▸ Task to complete: Set down the lines that begin at the top of the records and end with the line containing "(0,0) rectangle (748,1133);", and drop every picture.
::::::::::
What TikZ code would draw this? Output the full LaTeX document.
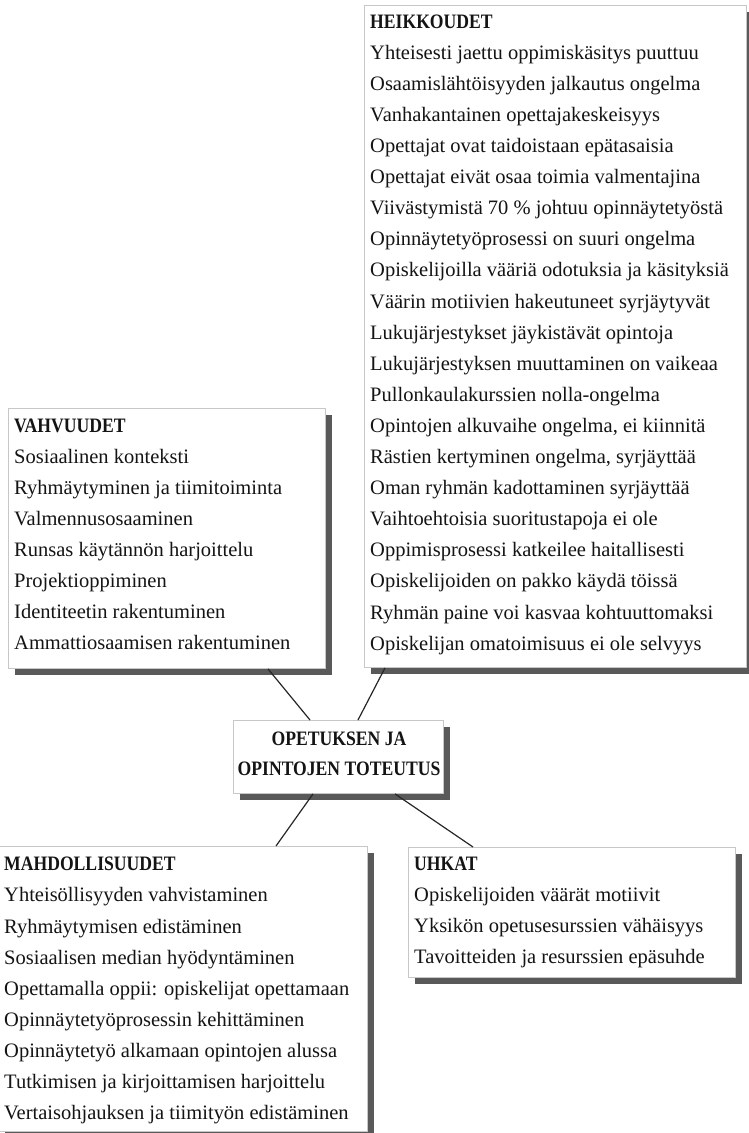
\documentclass[tikz,border=0pt]{standalone}
\usepackage{fontspec}
\setmainfont{Liberation Serif}
\newfontfamily\titlefont[FakeStretch=0.86]{Liberation Serif}
\usetikzlibrary{shadows}
\begin{document}
\begin{tikzpicture}[x=1pt,y=-1pt,
  box/.style={draw=black!22, line width=0.9pt, fill=white, inner sep=0pt, anchor=north west,
    drop shadow={shadow xshift=7pt, shadow yshift=-7pt, fill=black!65, opacity=1}},
  listtext/.style={anchor=north west, inner sep=0pt, align=left, text=black!92,
    font=\fontsize{20.5}{31.1}\selectfont},
  centertext/.style={anchor=north, inner sep=0pt, align=center, text=black!92,
    font=\titlefont\bfseries\fontsize{20.5}{30}\selectfont},
  link/.style={draw=black!85, line width=1.2pt}]
\useasboundingbox (0,0) rectangle (748,1133);

% boxes
\node[box, minimum width=382, minimum height=662] (heikbox) at (364,5) {};
\node[box, minimum width=317, minimum height=260] (vahbox) at (8,408) {};
\node[box, minimum width=210, minimum height=73] (centerbox) at (233,720) {};
\node[box, minimum width=369, minimum height=285] (mahdbox) at (-2,846) {};
\node[box, minimum width=327, minimum height=130] (uhkabox) at (408,847) {};

% texts
\node[listtext] (heiktext) at (370,6.2) {\strut{\titlefont\bfseries HEIKKOUDET}\\
Yhteisesti jaettu oppimiskäsitys puuttuu\\
Osaamislähtöisyyden jalkautus ongelma\\
Vanhakantainen opettajakeskeisyys\\
Opettajat ovat taidoistaan epätasaisia\\
Opettajat eivät osaa toimia valmentajina\\
Viivästymistä 70 \% johtuu opinnäytetyöstä\\
Opinnäytetyöprosessi on suuri ongelma\\
Opiskelijoilla vääriä odotuksia ja käsityksiä\\
Väärin motiivien hakeutuneet syrjäytyvät\\
Lukujärjestykset jäykistävät opintoja\\
Lukujärjestyksen muuttaminen on vaikeaa\\
Pullonkaulakurssien nolla-ongelma\\
Opintojen alkuvaihe ongelma, ei kiinnitä\\
Rästien kertyminen ongelma, syrjäyttää\\
Oman ryhmän kadottaminen syrjäyttää\\
Vaihtoehtoisia suoritustapoja ei ole\\
Oppimisprosessi katkeilee haitallisesti\\
Opiskelijoiden on pakko käydä töissä\\
Ryhmän paine voi kasvaa kohtuuttomaksi\\
Opiskelijan omatoimisuus ei ole selvyys};

\node[listtext] (vahtext) at (14,410.2) {\strut{\titlefont\bfseries VAHVUUDET}\\
Sosiaalinen konteksti\\
Ryhmäytyminen ja tiimitoiminta\\
Valmennusosaaminen\\
Runsas käytännön harjoittelu\\
Projektioppiminen\\
Identiteetin rakentuminen\\
Ammattiosaamisen rakentuminen};

\node[centertext] (centertext) at (339,724) {\strut OPETUKSEN JA\\ OPINTOJEN TOTEUTUS};

\node[listtext] (mahdtext) at (4,848.9) {\strut{\titlefont\bfseries MAHDOLLISUUDET}\\
Yhteisöllisyyden vahvistaminen\\
Ryhmäytymisen edistäminen\\
Sosiaalisen median hyödyntäminen\\
Opettamalla oppii: opiskelijat opettamaan\\
Opinnäytetyöprosessin kehittäminen\\
Opinnäytetyö alkamaan opintojen alussa\\
Tutkimisen ja kirjoittamisen harjoittelu\\
Vertaisohjauksen ja tiimityön edistäminen};

\node[listtext] (uhkatext) at (414,848.2) {\strut{\titlefont\bfseries UHKAT}\\
Opiskelijoiden väärät motiivit\\
Yksikön opetusesurssien vähäisyys\\
Tavoitteiden ja resurssien epäsuhde};

% connectors
\draw[link] ([xshift=260pt]vahbox.south west) -- ([xshift=77pt]centerbox.north west);
\draw[link] ([xshift=21pt]heikbox.south west) -- ([xshift=125pt]centerbox.north west);
\draw[link] ([xshift=80pt]centerbox.south west) -- ([xshift=278pt]mahdbox.north west);
\draw[link] ([xshift=162pt]centerbox.south west) -- ([xshift=65pt]uhkabox.north west);
\end{tikzpicture}
\end{document}
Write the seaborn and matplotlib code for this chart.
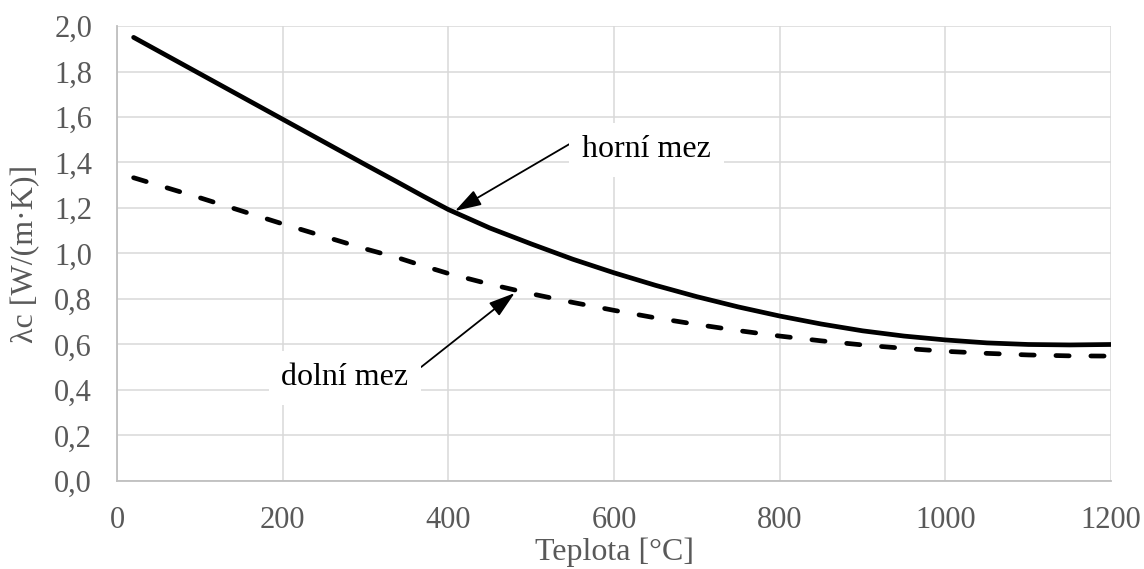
import matplotlib
matplotlib.use("Agg")
import matplotlib.pyplot as plt
import seaborn as sns
import pandas as pd
from matplotlib.ticker import FuncFormatter

# Data
temperature = [20, 100, 200, 300, 340, 370, 400, 450, 500, 550, 600, 650, 700, 750, 800,
               850, 900, 950, 1000, 1050, 1100, 1150, 1200]
upper_limit = [1.95, 1.79, 1.59, 1.39, 1.311, 1.251, 1.193, 1.112, 1.042, 0.975, 0.915, 0.86,
               0.81, 0.765, 0.725, 0.69, 0.66, 0.637, 0.62, 0.607, 0.60, 0.598, 0.60]
lower_limit = [1.333, 1.245, 1.13, 1.02, 0.98, 0.945, 0.912, 0.865, 0.823, 0.785, 0.75,
               0.717, 0.688, 0.661, 0.637, 0.616, 0.598, 0.583, 0.57, 0.561, 0.554, 0.55, 0.549]

x_ticks = [0, 200, 400, 600, 800, 1000, 1200]
y_ticks = [0.0, 0.2, 0.4, 0.6, 0.8, 1.0, 1.2, 1.4, 1.6, 1.8, 2.0]

sns.set_theme(style="white")
plt.rcParams['font.family'] = ['Liberation Serif', 'DejaVu Serif']

df = pd.DataFrame({"T": temperature, "upper": upper_limit, "lower": lower_limit})

fig = plt.figure(figsize=(11.44, 5.69), dpi=100)
ax = fig.add_axes([0.1023, 0.1547, 0.8690, 0.7996])

sns.lineplot(data=df, x="T", y="upper", ax=ax, color="black", linewidth=3.4, zorder=3)
sns.lineplot(data=df, x="T", y="lower", ax=ax, color="black", linewidth=3.4, zorder=3)
solid, dashed = ax.get_lines()[-2], ax.get_lines()[-1]
solid.set_solid_capstyle("round")
solid.set_solid_joinstyle("round")
dashed.set_dashes((2.8, 4.6))
dashed.set_dash_capstyle("round")

ax.set_xlim(0, 1200)
ax.set_ylim(0, 2.0)
ax.set_xticks(x_ticks)
ax.set_yticks(y_ticks)
ax.yaxis.set_major_formatter(FuncFormatter(lambda v, p: f"{v:.1f}".replace(".", ",")))

ax.grid(True, color="#d9d9d9", linewidth=1.1)
ax.set_axisbelow(True)
for s in ["top", "right"]:
    ax.spines[s].set_visible(False)
for s in ["left", "bottom"]:
    ax.spines[s].set_color("#bfbfbf")
    ax.spines[s].set_linewidth(1.3)

ax.tick_params(axis="both", which="both", length=0, labelsize=22, labelcolor="#595959")
ax.tick_params(axis="x", pad=18)
ax.tick_params(axis="y", pad=18)

ax.set_xlabel("Teplota [°C]", fontsize=23, color="#595959", labelpad=2)
ax.set_ylabel("λc [W/(m·K)]", fontsize=23, color="#595959", labelpad=10)

arrow = dict(arrowstyle="-|>,head_length=0.7,head_width=0.22", color="black",
             lw=1.3, shrinkA=0, shrinkB=0)
ax.annotate("horní mez", xy=(408, 1.187), xytext=(639, 1.455),
            fontsize=23, color="black", ha="center", va="center",
            bbox=dict(boxstyle="square,pad=0.4", facecolor="white", edgecolor="none"),
            arrowprops=dict(arrow, relpos=(-0.08, 0.75)), zorder=4)
ax.annotate("dolní mez", xy=(480, 0.826), xytext=(275, 0.453),
            fontsize=23, color="black", ha="center", va="center",
            bbox=dict(boxstyle="square,pad=0.4", facecolor="white", edgecolor="none"),
            arrowprops=dict(arrow, relpos=(1.05, 0.7)), zorder=4)

fig.savefig("out.png", dpi=100)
::::::::::
▸ Full solution:
What TikZ code would draw this? Output the full LaTeX document.
\documentclass[tikz,border=0pt]{standalone}
\usepackage{fontspec}
\setmainfont{Liberation Serif}
\newfontfamily\titlefont[FakeStretch=0.86]{Liberation Serif}
\usetikzlibrary{shadows}
\begin{document}
\begin{tikzpicture}[x=1pt,y=-1pt,
  box/.style={draw=black!22, line width=0.9pt, fill=white, inner sep=0pt, anchor=north west,
    drop shadow={shadow xshift=7pt, shadow yshift=-7pt, fill=black!65, opacity=1}},
  listtext/.style={anchor=north west, inner sep=0pt, align=left, text=black!92,
    font=\fontsize{20.5}{31.1}\selectfont},
  centertext/.style={anchor=north, inner sep=0pt, align=center, text=black!92,
    font=\titlefont\bfseries\fontsize{20.5}{30}\selectfont},
  link/.style={draw=black!85, line width=1.2pt}]
\useasboundingbox (0,0) rectangle (748,1133);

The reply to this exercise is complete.